**Your task**:
Drop the images; return everything else in the listing below exactly.

**Data segment**:
════════════════

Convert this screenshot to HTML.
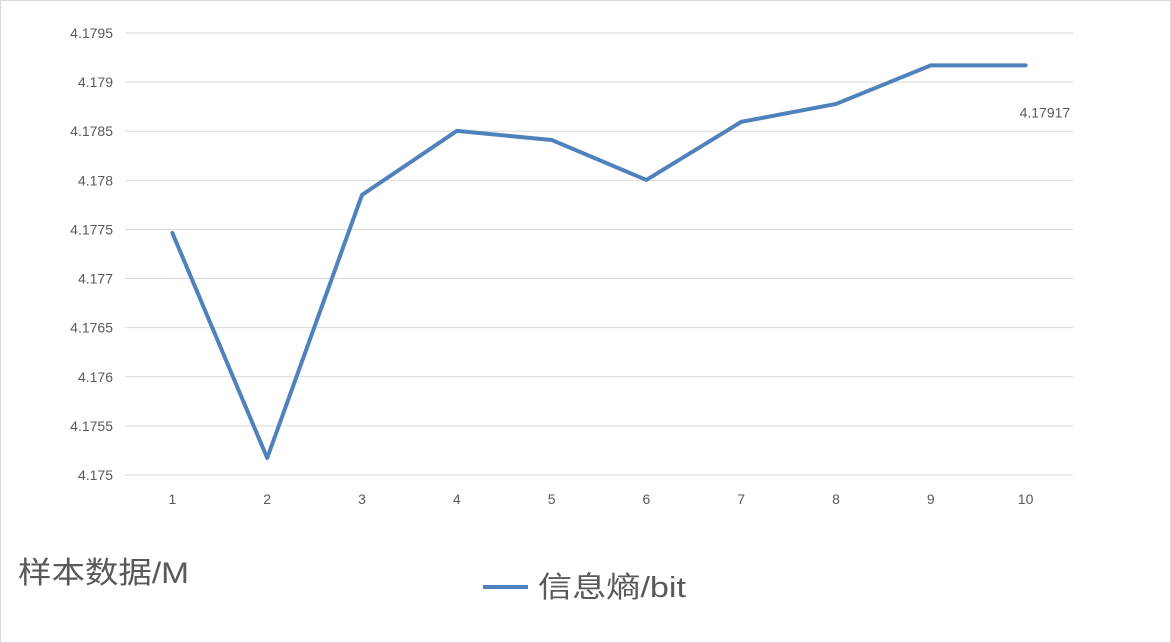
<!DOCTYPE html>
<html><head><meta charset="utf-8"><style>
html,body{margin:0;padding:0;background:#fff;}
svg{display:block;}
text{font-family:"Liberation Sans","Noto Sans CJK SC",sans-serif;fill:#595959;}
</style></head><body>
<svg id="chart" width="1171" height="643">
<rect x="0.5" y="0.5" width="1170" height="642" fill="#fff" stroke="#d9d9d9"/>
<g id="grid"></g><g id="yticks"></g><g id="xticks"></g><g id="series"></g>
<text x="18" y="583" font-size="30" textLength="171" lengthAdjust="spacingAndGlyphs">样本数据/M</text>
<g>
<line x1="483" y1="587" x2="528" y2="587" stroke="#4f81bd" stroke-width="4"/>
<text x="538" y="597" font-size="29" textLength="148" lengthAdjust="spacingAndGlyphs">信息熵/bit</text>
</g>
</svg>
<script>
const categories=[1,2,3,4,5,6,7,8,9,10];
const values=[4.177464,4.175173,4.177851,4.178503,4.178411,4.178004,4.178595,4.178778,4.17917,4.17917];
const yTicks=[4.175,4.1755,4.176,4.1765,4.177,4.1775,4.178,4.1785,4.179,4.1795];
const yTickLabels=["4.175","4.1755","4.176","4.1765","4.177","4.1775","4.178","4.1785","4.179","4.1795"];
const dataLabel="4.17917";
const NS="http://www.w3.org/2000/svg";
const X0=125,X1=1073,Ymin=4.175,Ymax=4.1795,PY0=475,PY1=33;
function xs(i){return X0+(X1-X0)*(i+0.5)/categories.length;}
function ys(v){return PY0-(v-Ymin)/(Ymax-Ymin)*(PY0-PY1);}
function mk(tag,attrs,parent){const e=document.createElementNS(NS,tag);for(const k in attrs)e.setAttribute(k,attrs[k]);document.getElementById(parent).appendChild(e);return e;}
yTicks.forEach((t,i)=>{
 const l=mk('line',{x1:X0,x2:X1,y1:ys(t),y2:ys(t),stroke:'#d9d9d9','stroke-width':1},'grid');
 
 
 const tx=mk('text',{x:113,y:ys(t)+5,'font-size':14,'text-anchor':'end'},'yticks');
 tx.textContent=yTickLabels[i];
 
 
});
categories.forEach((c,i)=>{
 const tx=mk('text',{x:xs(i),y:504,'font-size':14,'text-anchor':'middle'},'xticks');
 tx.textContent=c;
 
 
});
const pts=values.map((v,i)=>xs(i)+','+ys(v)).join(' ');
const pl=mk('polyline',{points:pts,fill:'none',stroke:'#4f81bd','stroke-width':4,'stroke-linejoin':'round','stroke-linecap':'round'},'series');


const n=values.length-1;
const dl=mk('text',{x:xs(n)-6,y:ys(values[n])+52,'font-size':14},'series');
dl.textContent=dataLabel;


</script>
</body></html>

════════════════

**Solved exercise**:
Convert this screenshot to HTML.
<!DOCTYPE html>
<html><head><meta charset="utf-8"><style>
html,body{margin:0;padding:0;background:#fff;}
svg{display:block;}
text{font-family:"Liberation Sans","Noto Sans CJK SC",sans-serif;fill:#595959;}
</style></head><body>
<svg id="chart" width="1171" height="643">
<rect x="0.5" y="0.5" width="1170" height="642" fill="#fff" stroke="#d9d9d9"/>
<g id="grid"></g><g id="yticks"></g><g id="xticks"></g><g id="series"></g>
<text x="18" y="583" font-size="30" textLength="171" lengthAdjust="spacingAndGlyphs">样本数据/M</text>
<g>
<line x1="483" y1="587" x2="528" y2="587" stroke="#4f81bd" stroke-width="4"/>
<text x="538" y="597" font-size="29" textLength="148" lengthAdjust="spacingAndGlyphs">信息熵/bit</text>
</g>
</svg>
<script>
const categories=[1,2,3,4,5,6,7,8,9,10];
const values=[4.177464,4.175173,4.177851,4.178503,4.178411,4.178004,4.178595,4.178778,4.17917,4.17917];
const yTicks=[4.175,4.1755,4.176,4.1765,4.177,4.1775,4.178,4.1785,4.179,4.1795];
const yTickLabels=["4.175","4.1755","4.176","4.1765","4.177","4.1775","4.178","4.1785","4.179","4.1795"];
const dataLabel="4.17917";
const NS="http://www.w3.org/2000/svg";
const X0=125,X1=1073,Ymin=4.175,Ymax=4.1795,PY0=475,PY1=33;
function xs(i){return X0+(X1-X0)*(i+0.5)/categories.length;}
function ys(v){return PY0-(v-Ymin)/(Ymax-Ymin)*(PY0-PY1);}
function mk(tag,attrs,parent){const e=document.createElementNS(NS,tag);for(const k in attrs)e.setAttribute(k,attrs[k]);document.getElementById(parent).appendChild(e);return e;}
yTicks.forEach((t,i)=>{
 const l=mk('line',{x1:X0,x2:X1,y1:ys(t),y2:ys(t),stroke:'#d9d9d9','stroke-width':1},'grid');
 
 
 const tx=mk('text',{x:113,y:ys(t)+5,'font-size':14,'text-anchor':'end'},'yticks');
 tx.textContent=yTickLabels[i];
 
 
});
categories.forEach((c,i)=>{
 const tx=mk('text',{x:xs(i),y:504,'font-size':14,'text-anchor':'middle'},'xticks');
 tx.textContent=c;
 
 
});
const pts=values.map((v,i)=>xs(i)+','+ys(v)).join(' ');
const pl=mk('polyline',{points:pts,fill:'none',stroke:'#4f81bd','stroke-width':4,'stroke-linejoin':'round','stroke-linecap':'round'},'series');


const n=values.length-1;
const dl=mk('text',{x:xs(n)-6,y:ys(values[n])+52,'font-size':14},'series');
dl.textContent=dataLabel;


</script>
</body></html>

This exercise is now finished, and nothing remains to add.